What, though, do we mean by ‘leadership’?  We offered an ‘initial, low-key definition’:

We might say that a leader is someone who assists others in the performance of a collective practice. Such a leader is not necessarily one who himself or herself excels in the practice, though he or she certainly has to be competent in it. Rather, he or she will be good at participating in that practice in such a way as to draw others deeper into it. (§39)

If that is where we start, however, we immediately have to reject any simplistic division of the Body of Christ into ‘leaders’ and ‘led’.  Paul says in 1 Corinthians 12:7 that ‘To each is given the manifestation of the Spirit for the common good.’  We need each other; we are built up by each other; we assist each other in the growth and enactment of our faith.  Starting with the low-key definition of ‘leadership’ above, we would have to conclude (as a first move) that leadership is something in which we are all involved or called to be involved.

We shouldn’t have a division between leaders and led, but a complex ecology of multiple forms of assistance and encouragement, building up the whole body together.  (As we say in the FAOC report, ‘Even the ministry of oversight, of episkope, is first of all a ministry of all God’s people, who are called to exercise self-control and hold one another to account’ – §177.)  We can certainly recognise many forms of differentiation – different gifts, callings, talents distributed around the body – but they are all differentiations within a Body in which every member is called to minister.

The Green Report is focused on Bishops and Deans, but also talks about ‘heads of theological colleges, mission agencies, para-church networks or significant pilgrimage centres’ and leaders of ‘large churches with specially significant roles in national church life’ (§64).  If we start with the kind of vision of the Body of Christ sketched above, we won’t think of these people as ‘the leaders’ over against everyone else as ‘the led’.  We won’t think of them as people who have come out on top of some hierarchy of excellence or importance or value.  Rather, we will simply recognise that, in the midst of a Body in which every member is called to minister, some people have received a specific kind of calling which involves ministry to a large geographical area, or playing a significant role in relation to a large number of people, as well as (in some of those cases) playing specific sacramental roles and specific representative roles.  To be called into these roles is not promotion; it is not a form of elevation.  Even ‘seniority’ is potentially a very misleading word for it.  It is, rather, a call to occupy one specific niche in the overall ecology of the Church’s ministry.

Training specifically aimed at enabling the holders of these posts to develop in what they do will therefore need to strike a careful balance.  On the one hand, it does make sense, for some developmental purposes, to take them out of their contexts and bring them together as a cohort, in order for them to share the wisdom and experience they have gained in similar roles, and in order for them to receive appropriate training in how to face common challenges.  In the same way, we might bring together people involved in similar ministries in all sorts of other niches of the church’s ecology – there’s nothing specifically ‘senior’ about this idea.

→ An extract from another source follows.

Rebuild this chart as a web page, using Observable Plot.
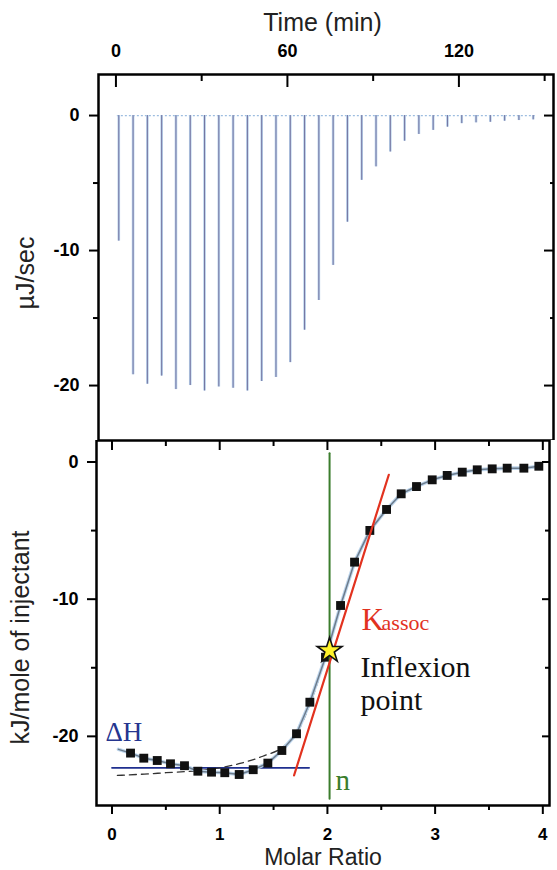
<!DOCTYPE html>
<html><head><meta charset="utf-8">
<script src="https://cdn.jsdelivr.net/npm/d3@7"></script>
<script src="https://cdn.jsdelivr.net/npm/@observablehq/plot@0.6"></script>
<style>
body{margin:0;background:#fff;}
#chart{width:557px;height:870px;position:relative;overflow:hidden;background:#fff;}
#chart svg{display:block;}
</style></head><body><div id="chart"></div>
<script>
// ---------- top panel: raw thermogram ----------
const injectionTime = [1, 6, 11, 16, 21, 26, 31, 36, 41, 46, 51, 56, 61, 66, 71, 76, 81, 86, 91, 96, 101, 106, 111, 116, 121, 126, 131, 136, 141, 146];
const peakPower = [-9.3, -19.2, -19.9, -19.3, -20.3, -20.0, -20.4, -20.1, -20.2, -20.4, -19.7, -19.4, -18.3, -15.9, -13.7, -11.1, -7.9, -4.8, -3.8, -2.7, -1.9, -1.4, -1.1, -0.86, -0.6, -0.54, -0.5, -0.42, -0.37, -0.32];
const baselineSpan = [0.5, 147];
const baselinePower = 0;
const timeTicksMajor = [0, 60, 120];
const timeTicksMinor = [30, 90, 150];
const powerTicksMajor = [0, -10, -20];
const powerTicksMinor = [-5, -15];

// ---------- bottom panel: integrated heats ----------
const molarRatio = [0.172, 0.295, 0.42, 0.543, 0.673, 0.797, 0.924, 1.047, 1.181, 1.311, 1.447, 1.577, 1.713, 1.837, 1.982, 2.122, 2.252, 2.394, 2.549, 2.685, 2.827, 2.973, 3.112, 3.252, 3.391, 3.530, 3.669, 3.824, 3.963];
const heat = [-21.22, -21.59, -21.76, -22.0, -22.14, -22.54, -22.61, -22.65, -22.78, -22.43, -21.95, -21.03, -19.81, -17.51, -14.23, -10.46, -7.30, -4.99, -3.46, -2.32, -1.79, -1.30, -0.98, -0.74, -0.57, -0.50, -0.45, -0.45, -0.31];
const fitSolidX = [0.06, 0.172, 0.295, 0.42, 0.543, 0.673, 0.797, 0.924, 1.047, 1.181, 1.311, 1.447, 1.577, 1.713, 1.837, 1.982, 2.122, 2.252, 2.394, 2.549, 2.685, 2.827, 2.973, 3.112, 3.252, 3.391, 3.530, 3.669, 3.824, 3.963];
const fitSolidY = [-20.95, -21.22, -21.59, -21.76, -22.0, -22.14, -22.54, -22.61, -22.65, -22.78, -22.43, -21.95, -21.03, -19.81, -17.51, -14.23, -10.46, -7.30, -4.99, -3.46, -2.32, -1.79, -1.30, -0.98, -0.74, -0.57, -0.50, -0.45, -0.45, -0.31];
const fitDashX = [0.05, 0.3, 0.5, 0.8, 1.0, 1.2, 1.4, 1.6, 1.72, 1.84, 1.98, 2.12, 2.25, 2.39, 2.55, 2.69, 2.83, 2.97, 3.11, 3.25, 3.39, 3.53, 3.67, 3.82, 3.96];
const fitDashY = [-22.85, -22.75, -22.65, -22.5, -22.3, -21.95, -21.45, -20.7, -19.7, -17.6, -14.3, -10.6, -7.5, -5.1, -3.5, -2.4, -1.8, -1.35, -1.0, -0.78, -0.62, -0.54, -0.48, -0.45, -0.38];
const deltaHX = [0, 1.83];
const deltaHY = [-22.29, -22.29];
const kassocX = [1.69, 2.57];
const kassocY = [-22.85, -0.93];
const nLineX = [2.02, 2.02];
const nLineY = [0.64, -24.55];
const inflexionX = [2.02];
const inflexionY = [-13.74];
const ratioTicksMajor = [0, 1, 2, 3, 4];
const ratioTicksMinor = [0.5, 1.5, 2.5, 3.5];
const heatTicksMajor = [0, -10, -20];
const heatTicksMinor = [-5, -15];

const SANS = "Liberation Sans, Arial, sans-serif";
const SERIF = "Liberation Serif, Times New Roman, serif";

const pts = (X, Y) => X.map((x, i) => ({x, y: Y[i]}));
const spikes = injectionTime.map((t, i) => ({t, p: peakPower[i]}));

const topPlot = Plot.plot({
  width: 557, height: 440,
  marginLeft: 98, marginRight: 4, marginTop: 74, marginBottom: 0,
  x: {domain: [-6.1, 153.1]},
  y: {domain: [-24.07, 3.04]},
  style: {fontFamily: SANS, background: "white"},
  marks: [
    Plot.ruleY([baselinePower], {x1: baselineSpan[0], x2: baselineSpan[1], stroke: "#9dbde0", strokeWidth: 1.2, strokeDasharray: "2,2"}),
    Plot.ruleX(spikes, {x: "t", y1: baselinePower, y2: "p", stroke: "#b9d2ec", strokeWidth: 2.6}),
    Plot.ruleX(spikes, {x: "t", y1: baselinePower, y2: "p", stroke: "#73739f", strokeWidth: 1}),
    Plot.frame({stroke: "black", strokeWidth: 2.5}),
    Plot.axisX({anchor: "top", ticks: timeTicksMajor, tickSize: -12, strokeWidth: 2, fill: "none", label: null}),
    Plot.axisX({anchor: "top", ticks: timeTicksMinor, tickSize: -6, strokeWidth: 2, fill: "none", label: null}),
    Plot.axisX({anchor: "top", ticks: timeTicksMajor, tickSize: 0, tickPadding: 18, fontSize: 18, fontWeight: "bold", label: null, tickFormat: d => d}),
    Plot.axisY({anchor: "left", ticks: powerTicksMajor, tickSize: 9, tickPadding: 10, strokeWidth: 2, fontSize: 18, fontWeight: "bold", label: null, tickFormat: d => d}),
    Plot.axisY({anchor: "left", ticks: powerTicksMinor, tickSize: 5, strokeWidth: 2, fill: "none", label: null}),
    Plot.axisY({anchor: "right", ticks: powerTicksMajor, tickSize: -10, strokeWidth: 2, fill: "none", label: null}),
    Plot.axisY({anchor: "right", ticks: powerTicksMinor, tickSize: -4, strokeWidth: 2, fill: "none", label: null}),
    Plot.text(["Time (min)"], {frameAnchor: "top", textAnchor: "middle", dx: -3.5, dy: -44, lineAnchor: "bottom", fontSize: 25, fill: "#222"}),
    Plot.text(["µJ/sec"], {frameAnchor: "left", textAnchor: "middle", rotate: -90, dx: -65, dy: 15.5, lineAnchor: "bottom", fontSize: 25, fill: "#222"})
  ]
});

const bottomPlot = Plot.plot({
  width: 557, height: 430,
  marginLeft: 96, marginRight: 8, marginTop: 0, marginBottom: 65,
  x: {domain: [-0.144, 4.062]},
  y: {domain: [-25.04, 1.567]},
  style: {fontFamily: SANS, background: "white"},
  marks: [
    Plot.line(pts(deltaHX, deltaHY), {x: "x", y: "y", stroke: "#1f2f8f", strokeWidth: 1.8}),
    Plot.line(pts(fitDashX, fitDashY), {x: "x", y: "y", stroke: "#333", strokeWidth: 1.3, strokeDasharray: "7,5", curve: "monotone-x"}),
    Plot.line(pts(fitSolidX, fitSolidY), {x: "x", y: "y", stroke: "#bdd5ec", strokeWidth: 3.6}),
    Plot.line(pts(fitSolidX, fitSolidY), {x: "x", y: "y", stroke: "#6d7c8c", strokeWidth: 1.5}),
    Plot.dot(pts(molarRatio, heat), {x: "x", y: "y", symbol: "square", r: 5, fill: "#111", stroke: null}),
    Plot.line(pts(nLineX, nLineY), {x: "x", y: "y", stroke: "#3b7d2d", strokeWidth: 2}),
    Plot.line(pts(kassocX, kassocY), {x: "x", y: "y", stroke: "#e2321f", strokeWidth: 2.2}),
    Plot.dot(pts(inflexionX, inflexionY), {x: "x", y: "y", symbol: "star", r: 7.8, fill: "#fff22a", stroke: "#111", strokeWidth: 1.6}),
    Plot.text(["ΔH"], {x: deltaHX[0], y: deltaHY[0], dx: -6.5, dy: -26.3, textAnchor: "start", lineAnchor: "bottom", fontFamily: SERIF, fontSize: 27, fill: "#25358f"}),
    Plot.text(["K"], {x: inflexionX[0], y: inflexionY[0], dx: 32, dy: -20, textAnchor: "start", lineAnchor: "bottom", fontFamily: SERIF, fontSize: 31, fill: "#e2321f"}),
    Plot.text(["assoc"], {x: inflexionX[0], y: inflexionY[0], dx: 52, dy: -20, textAnchor: "start", lineAnchor: "bottom", fontFamily: SERIF, fontSize: 22, fill: "#e2321f"}),
    Plot.text(["Inflexion\npoint"], {x: inflexionX[0], y: inflexionY[0], dx: 31, dy: 60, textAnchor: "start", lineAnchor: "bottom", lineHeight: 1.11, fontFamily: SERIF, fontSize: 30, fill: "#111"}),
    Plot.text(["n"], {x: nLineX[1], y: nLineY[1], dx: 6, dy: -8.3, textAnchor: "start", lineAnchor: "bottom", fontFamily: SERIF, fontSize: 29, fill: "#3b7d2d"}),
    Plot.frame({stroke: "black", strokeWidth: 2.5}),
    Plot.axisX({anchor: "bottom", ticks: ratioTicksMajor, tickSize: 9, tickPadding: 13, strokeWidth: 2, fontSize: 17, fontWeight: "bold", label: null, tickFormat: d => d}),
    Plot.axisX({anchor: "bottom", ticks: ratioTicksMinor, tickSize: 5, strokeWidth: 2, fill: "none", label: null}),
    Plot.axisX({anchor: "top", ticks: ratioTicksMajor, tickSize: -9, strokeWidth: 2, fill: "none", label: null}),
    Plot.axisX({anchor: "top", ticks: ratioTicksMinor, tickSize: -5, strokeWidth: 2, fill: "none", label: null}),
    Plot.axisY({anchor: "left", ticks: heatTicksMajor, tickSize: 9, tickPadding: 9, strokeWidth: 2, fontSize: 18, fontWeight: "bold", label: null, tickFormat: d => d}),
    Plot.axisY({anchor: "left", ticks: heatTicksMinor, tickSize: 5, strokeWidth: 2, fill: "none", label: null}),
    Plot.axisY({anchor: "right", ticks: heatTicksMajor, tickSize: -8, strokeWidth: 2, fill: "none", label: null}),
    Plot.axisY({anchor: "right", ticks: heatTicksMinor, tickSize: -5, strokeWidth: 2, fill: "none", label: null}),
    Plot.text(["Molar Ratio"], {frameAnchor: "bottom", textAnchor: "middle", dy: 59, lineAnchor: "bottom", fontSize: 23, fill: "#222"}),
    Plot.text(["kJ/mole of injectant"], {frameAnchor: "left", textAnchor: "middle", rotate: -90, dx: -68, dy: 14.5, lineAnchor: "bottom", fontSize: 25, fill: "#222"})
  ]
});

const chart = document.getElementById("chart");
chart.append(topPlot, bottomPlot);
</script></body></html>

On the other hand, we should guard against any sense that those being brought together are a breed apart, or even an elite, separating off into their own exclusive club.  They are brought together as a cohort for the sake of their distinctive contribution to the overall weave of ministry that they share with others, and in order to energise and refresh them for deeper engagement with those around them, wider collaboration, and a fuller sharing of the tasks of ministry.  The design of the programme of development, and of the patterns of prayer woven in with it, will need to work hard to protect against any sense of isolation or exclusivity.

Minding our Language

In the light of all this, there are elements of the Green Report’s language that do, I think, call for repair.

First, from time to time, the language it uses to discuss leadership can indeed suggest that readers are a race apart.  Take that word ‘cadre’, for instance, in the statement of purpose (§32).  The dictionary definition, ‘a small group of people specially trained for a particular purpose’, is not itself problematic, but it sounds to my ears all too like a group defined over against their surroundings (the group of army officers who have their own mess; the closed communist cell that is working against the surrounding bourgeois society).

Second, and more pervasively, the Report uses language that moves away from a simple differentiation of ministries and towards a hierarchy of value.  We are, it seems, looking for ‘exceptional individuals’ (§6), ‘candidates with exceptional potential’ (§10), ‘exceptional potential leaders from among the clergy’ (§12); people who demonstrate ‘exceptional performance’ (§49) – and so on.  It is hard not to read this as suggesting that we are looking for people who are better than others – the talent, over against the untalented mass.  It makes it sound like we are indeed talking about promotion, about climbing a hierarchy with the best and brightest at the top.

It is not just this language that needs changing, however – it is the whole tempting mind-set that it can encourage and express.  Yes, of course we are looking out for people who are exceptionally well suited for the specific ministries that we have in mind – but only in the sense that we might also look for people who are exceptionally well suited to be a welcomer at the church door, or who are exceptionally well suited to do staff the night shift at the homeless shelter, or who are exceptionally well suited to clean the church hall loos.  That is, we’re trying to discern together to what roles, to what forms of ministry, God is calling each person; where each person best fits in the activity of the body, in ways that will do most justice to the specific gifts – the specific talents – that God has given to each person.

That is why the Green Report rightly says that a Bishop or a Dean will be someone who ‘Recognises and develops unique gifts’ and who is ‘a creative steward of lay and ordained talent’ (§32); someone who will give priority to ‘Supporting the formation and development of individuals in the full range of their ministry’ (§10).  The Bishop or Dean is one minister in a whole church of ministers, a person with one peculiar set of talents amongst the talents of all those who make up the church.

That is also why the Green Report only makes sense as one report amongst many.  This one deals with some specific issues surrounding this particular kind of ministry; others deal with aspects of Continuing Ministerial Development, or with developing the ministries of all the baptised.  This isn’t the top of the pyramid; it is one small piece of the patchwork.